# dogtra e-collar ?'s



## thorpebe (Oct 3, 2003)

My dog is on her third year of hunting and I have been borrowing my brothers tri tronics g2 80 collar from day one and now he needs the collar back. I have been looking into the dogtra collers but I am hung up on whether I should stay with tri tronics due to the fact that I use the tone button and it has worked but from what I understand is that dogtra uses a vibrating pager or does it also have a tone pager? my dog is also sensitive so I think that the wide range of levels on the dogtra would be good for her. has anyone made the transition from tri tronics to dogtra on an already trained dog?
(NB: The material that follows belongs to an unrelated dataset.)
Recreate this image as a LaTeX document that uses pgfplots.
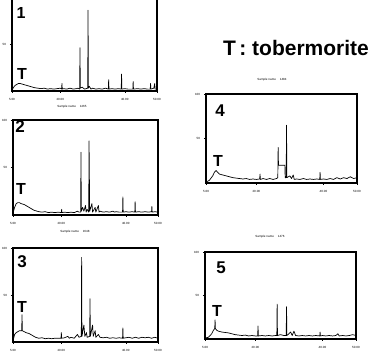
\documentclass[border=0pt]{standalone}
\usepackage{fontspec}
\setmainfont{Liberation Sans}
\usepackage{pgfplots}
\pgfplotsset{compat=1.18}
\pgfplotsset{
  xrd/.style={
    scale only axis,
    anchor=south west,
    xmin=5, xmax=50, ymin=0, ymax=100,
    xtick={5,20,40,50},
    xticklabels={5.00,20.00,40.00,50.00},
    ytick={50,100},
    yticklabels={50,100},
    tick label style={font=\fontsize{3}{3}\selectfont},
    /pgf/number format/assume math mode=true,
    major tick length=2pt,
    tick align=outside,
    xtick pos=bottom, ytick pos=left,
    line width=1.2pt,
    every tick/.style={black, line width=0.5pt},
    xticklabel style={yshift=-1pt},
  },
  spec/.style={black, line width=0.7pt, mark=none, line join=round},
}
\begin{document}
\begin{tikzpicture}
\useasboundingbox (0pt,0pt) rectangle (380pt,352pt);
\clip (0pt,0pt) rectangle (380pt,352pt);

% Panel 1
\begin{axis}[xrd, at={(12pt,261pt)}, width=145pt, height=94pt, ytick={50}, yticklabels={50}]
\addplot[spec] coordinates {
(5,1)(5.5,4)(6,6)(6.5,7)(7,8)(7.5,8)(8,7.5)(8.5,7)(9,6.5)(10,5.5)(11,4.5)(12,3.5)(13,3)(14,2.5)(15,3)(16,2)(17,2.5)(18,2)(19,2.5)(20,3)(20.4,2)(20.5,8)(20.6,2)(21,2.5)(22,2)(23,3)(24,2)(25,2.5)(25.5,3)(26.0,2)(26.1,46)(26.2,3)(26.8,4)(27.5,2)(28.5,3)(28.6,86)(28.7,3)(29,5)(29.5,2)(30,3)(31,2)(32,2.5)(33,2)(34,3)(34.9,2)(35,12)(35.1,2)(36,2.5)(37,2)(38,2.5)(38.9,2)(39,18)(39.1,2)(40,2.5)(41,2)(42.5,2)(42.6,10)(42.7,2)(44,2.5)(45,2)(46,2.5)(47,2)(47.9,2)(48,8)(48.1,2)(49,3)(49.3,8)(49.4,2)(50,2)
};
\end{axis}

% Panel 2
\begin{axis}[xrd, at={(13pt,137pt)}, width=145pt, height=95pt]
\addplot[spec] coordinates {
(5,2)(5.5,8)(6,12)(6.5,13)(7,13)(7.5,12)(8,11.5)(8.5,11)(9,10)(9.5,9)(10,8)(10.5,7)(11,6)(11.5,5)(12,4.5)(12.5,4)(13,3.5)(14,3)(15,3.5)(16,2.5)(17,3)(18,2.5)(19,3)(20,2.5)(20.1,6)(20.2,2.5)(21,3)(22,2.5)(23,3)(24,2.5)(25,4)(25.5,3)(26.0,3)(26.1,66)(26.2,4)(26.6,8)(27,4)(27.5,10)(27.7,3)(28,6)(28.5,3)(28.6,78)(28.8,4)(29.5,12)(29.7,3)(30.5,8)(30.7,3)(31.5,10)(31.7,3)(32,4)(33,3)(34,3.5)(35,3)(36,4)(36.5,3)(37,3.5)(38,3)(39,3)(39.1,19)(39.2,3)(40,3.5)(41,3)(42,3.5)(42.8,3)(42.9,14)(43,3)(44,3.5)(45,3)(46,3.5)(47,3)(48,3.5)(48.1,9)(48.2,3)(49,3.5)(50,3)
};
\end{axis}

% Panel 3
\begin{axis}[xrd, at={(13pt,10pt)}, width=145pt, height=94pt]
\addplot[spec] coordinates {
(5,1)(5.5,8)(6,10)(6.5,11)(7,12)(7.5,12)(7.7,12)(7.8,29)(7.9,12)(8.5,11)(9,10)(10,9)(11,7)(12,5)(13,4)(14,4.5)(15,3.5)(16,4)(17,3.5)(18,4)(19,4)(19.9,4)(20,10)(20.1,4)(21,4.5)(22,6)(22.5,4)(23,5)(24,4)(25,8)(25.5,5)(26.2,6)(26.3,90)(26.4,6)(27,18)(27.3,6)(27.8,10)(28,5)(28.8,6)(28.9,46)(29,6)(29.7,18)(29.9,6)(30.5,12)(30.7,5)(31.5,8)(32,5)(33,4.5)(34,5)(35,4)(36,4.5)(37,4)(38,4.5)(39,4)(39.1,15)(39.2,4)(40,4.5)(41,5)(42,4)(43,5)(44,4)(45,5)(46,4.5)(47,5)(48,4)(49,5)(50,4)
};
\end{axis}

% Panel 4
\begin{axis}[xrd, at={(206pt,169pt)}, width=151pt, height=89pt]
\addplot[spec] coordinates {
(5,1)(6,3)(7,8)(7.5,12)(8,14)(8.5,12)(9,10)(10,9)(11,8)(12,7)(13,6)(14,5.5)(15,5)(16,4.5)(17,5)(18,4)(19,4.5)(20,4)(21,4.5)(21.1,10)(21.2,4)(22,5)(23,4)(24,5)(25,4)(26,5)(26.4,6)(26.5,40)(26.6,20)(27.5,20)(28.5,20)(28.6,6)(28.9,6)(29.0,65)(29.1,6)(30,8)(30.5,5)(31,9)(31.3,4)(32,4.5)(33,4)(34,5)(35,4)(36,4.5)(37,4)(38,4.5)(38.9,4)(39,12)(39.1,4)(40,4.5)(41,4)(42,5)(43,4)(44,6)(45,4.5)(46,6)(47,5)(48,7)(49,5)(50,6)
};
\end{axis}

% Panel 5
\begin{axis}[xrd, at={(205pt,13pt)}, width=151pt, height=87pt]
\addplot[spec] coordinates {
(5,1)(6,2)(7,6)(7.5,10)(7.9,12)(8,22)(8.1,12)(8.5,10)(9,9)(10,8)(11,7.5)(12,7)(13,6)(14,5)(15,4.5)(16,4)(17,4.5)(18,3.5)(19,4)(20,3.5)(20.7,3.5)(20.8,15)(20.9,3.5)(22,4)(23,3.5)(24,4)(25,3.5)(26,4)(26.4,4)(26.5,40)(26.6,4)(27.5,5)(28.5,4)(29.2,4)(29.3,37)(29.4,4)(30,6)(30.5,8)(31,4)(31.5,9)(32,4)(33,3.5)(34,4)(35,3.5)(36,4)(37,3.5)(38,4)(39.2,3.5)(39.3,8)(39.4,3.5)(40,4)(41,3.5)(42,4)(43,3.5)(44,4)(44.6,6)(45,3.5)(46,4)(47,3.5)(48,4)(49,5)(50,4)
};
\end{axis}

% Labels
\begin{scope}[x=1pt,y=1pt]
\node[font=\bfseries\fontsize{16}{16}\selectfont] at (21,339) {1};
\node[font=\bfseries\fontsize{16}{16}\selectfont] at (22,278) {T};
\node[font=\bfseries\fontsize{17}{17}\selectfont] at (20,225) {2};
\node[font=\bfseries\fontsize{16}{16}\selectfont] at (21,163) {T};
\node[font=\bfseries\fontsize{17}{17}\selectfont] at (22,90) {3};
\node[font=\bfseries\fontsize{16}{16}\selectfont] at (22,45) {T};
\node[font=\bfseries\fontsize{17}{17}\selectfont] at (220,241) {4};
\node[font=\bfseries\fontsize{16}{16}\selectfont] at (218,191) {T};
\node[font=\bfseries\fontsize{17}{17}\selectfont] at (221,84) {5};
\node[font=\bfseries\fontsize{16}{16}\selectfont] at (217,41) {T};

\node[font=\bfseries\fontsize{21}{21}\selectfont] at (296,304) {T\,: tobermorite};

\node[font=\fontsize{3}{3}\selectfont] at (72,245) {Sample name \quad 1465};
\node[font=\fontsize{3}{3}\selectfont] at (75,120) {Sample name \quad 1648};
\node[font=\fontsize{3}{3}\selectfont] at (272,272) {Sample name \quad 1484};
\node[font=\fontsize{3}{3}\selectfont] at (270,115) {Sample name \quad 1476};
\end{scope}
\end{tikzpicture}
\end{document}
Both collars seem to be good quality collers and priced almost the same. any suggestions or comments would be greatly appreciated. thanks


----------



## ryanps18 (Jun 23, 2006)

I have owned a tritronics g2 and dogtra2002 nic. both are lower end models that either companies offer. so in terms of the low end collars I like the dogtra better but if I had the money I would buy one of the high end tritronics models.


----------



## thorpebe (Oct 3, 2003)

why would you go with one of the tri tronics high end models?


----------



## ryanps18 (Jun 23, 2006)

IMO the quality is great, and I really like the bigger remote and the 3 button control. I find it hard to use the small dogtra and tri g2 models with gloves on.


----------



## NDTerminator (Aug 20, 2003)

All I use is Dogtra...


----------



## BROWNDOG (Nov 2, 2004)

I'm a Tritronics guy. I think either dogtra or TT are both equally fine, I like how the TT fits in my hand when running a dog. If i was going to buy one just for hunting i probably would get a smaller Dogtra.


----------



## motherducker (Oct 6, 2009)

I would stick to whatever you are used to. The Tritonics are great collars, and Dogtra makes a great collar as well. I use a Dogtra 1900NCP for my lab and I really like the collar, but I used Tritronics for years and I never had a problem with them. The only advice I have on collars is stay far,far away form Innotek, JUNK!!.. I watched a lab come back from a water retrieve and damn near drowned because the collar acted up and shocked that dog all the way in and the remote wouldn't do a thing, even when we turned it off it kept stimulating. NO GOOD!


----------